La conseillère nationale du centre Marianne Binder s'engage pour un meilleur remplissage des lacs de retenue suisses. Dans une intervention, elle demande au Conseil fédéral un rapport sur la manière dont les lacs pourraient être remplis de manière plus fiable au début du semestre d'hiver. Selon elle, le potentiel énergétique des lacs pleins est important. Le vote sur cette proposition n'a pas encore eu lieu. Le Conseil fédéral la rejette.

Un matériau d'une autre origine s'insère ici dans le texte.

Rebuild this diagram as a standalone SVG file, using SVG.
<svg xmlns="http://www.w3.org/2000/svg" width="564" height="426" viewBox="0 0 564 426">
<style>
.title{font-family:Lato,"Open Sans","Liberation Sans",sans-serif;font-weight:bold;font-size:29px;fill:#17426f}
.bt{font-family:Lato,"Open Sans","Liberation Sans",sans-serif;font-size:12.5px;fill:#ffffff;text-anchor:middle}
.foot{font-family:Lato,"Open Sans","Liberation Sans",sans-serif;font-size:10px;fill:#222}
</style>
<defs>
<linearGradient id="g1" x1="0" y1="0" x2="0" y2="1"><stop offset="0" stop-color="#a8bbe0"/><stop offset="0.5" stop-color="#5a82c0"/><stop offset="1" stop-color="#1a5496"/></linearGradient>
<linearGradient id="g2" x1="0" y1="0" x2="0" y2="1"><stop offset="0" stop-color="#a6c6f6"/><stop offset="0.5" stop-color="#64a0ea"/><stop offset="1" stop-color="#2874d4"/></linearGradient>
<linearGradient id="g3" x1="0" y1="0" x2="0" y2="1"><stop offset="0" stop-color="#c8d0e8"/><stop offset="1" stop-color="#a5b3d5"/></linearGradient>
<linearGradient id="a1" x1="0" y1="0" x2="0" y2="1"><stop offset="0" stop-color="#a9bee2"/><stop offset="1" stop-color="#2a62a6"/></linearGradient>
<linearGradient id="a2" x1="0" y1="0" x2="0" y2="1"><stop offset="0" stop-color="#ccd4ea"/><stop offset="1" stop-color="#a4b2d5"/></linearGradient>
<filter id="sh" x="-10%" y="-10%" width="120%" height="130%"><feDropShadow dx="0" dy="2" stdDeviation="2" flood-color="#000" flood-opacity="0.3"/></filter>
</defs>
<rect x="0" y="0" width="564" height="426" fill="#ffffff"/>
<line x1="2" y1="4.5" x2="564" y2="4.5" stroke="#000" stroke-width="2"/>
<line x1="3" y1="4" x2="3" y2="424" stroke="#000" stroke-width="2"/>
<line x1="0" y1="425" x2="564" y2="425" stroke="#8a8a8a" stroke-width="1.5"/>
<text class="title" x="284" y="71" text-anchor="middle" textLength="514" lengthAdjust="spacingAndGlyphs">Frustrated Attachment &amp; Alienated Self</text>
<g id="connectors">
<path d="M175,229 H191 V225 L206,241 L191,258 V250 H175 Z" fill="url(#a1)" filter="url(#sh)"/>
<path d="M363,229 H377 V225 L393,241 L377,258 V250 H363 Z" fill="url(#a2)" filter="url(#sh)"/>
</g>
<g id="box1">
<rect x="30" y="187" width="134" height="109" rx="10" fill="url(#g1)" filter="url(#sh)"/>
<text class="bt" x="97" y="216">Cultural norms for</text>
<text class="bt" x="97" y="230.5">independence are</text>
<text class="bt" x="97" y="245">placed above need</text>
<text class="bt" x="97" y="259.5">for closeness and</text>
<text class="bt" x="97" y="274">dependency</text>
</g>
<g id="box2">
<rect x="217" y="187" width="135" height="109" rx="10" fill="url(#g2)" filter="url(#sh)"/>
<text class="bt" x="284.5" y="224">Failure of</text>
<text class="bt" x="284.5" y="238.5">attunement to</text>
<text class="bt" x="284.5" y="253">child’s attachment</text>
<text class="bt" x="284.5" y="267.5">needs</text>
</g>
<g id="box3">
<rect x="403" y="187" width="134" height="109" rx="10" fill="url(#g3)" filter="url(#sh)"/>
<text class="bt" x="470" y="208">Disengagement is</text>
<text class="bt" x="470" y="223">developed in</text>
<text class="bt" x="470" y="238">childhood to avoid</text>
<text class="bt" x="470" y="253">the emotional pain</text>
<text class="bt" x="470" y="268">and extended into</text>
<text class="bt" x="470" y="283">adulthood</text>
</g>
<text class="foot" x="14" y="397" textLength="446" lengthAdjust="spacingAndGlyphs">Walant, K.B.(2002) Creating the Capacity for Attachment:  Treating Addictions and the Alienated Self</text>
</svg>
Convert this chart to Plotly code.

«Il serait facile de l'exploiter, mais cela implique une utilisation parcimonieuse de cette précieuse ressource»
Marianne Binder

Le Conseil national et le Conseil des Etats élaborent actuellement une base légale pour la réserve d'énergie. La commission de l'énergie du Conseil national veut obliger les exploitants des centrales à accumulation à participer à la réserve.

Le risque de pénurie d'électricité est plus faible

Toujours est-il que, selon Werner Luginbühl, président de la Commission de l'électricité (Elcom), le risque de pénurie d'énergie est moins élevé qu'il y a un an. Mais le danger n'est pas écarté, comme il l'a déclaré à Tamedia: «On ne peut pas exclure une situation de pénurie». Selon lui, des problèmes pourraient par exemple survenir si l'hiver s'avérait extrêmement froid.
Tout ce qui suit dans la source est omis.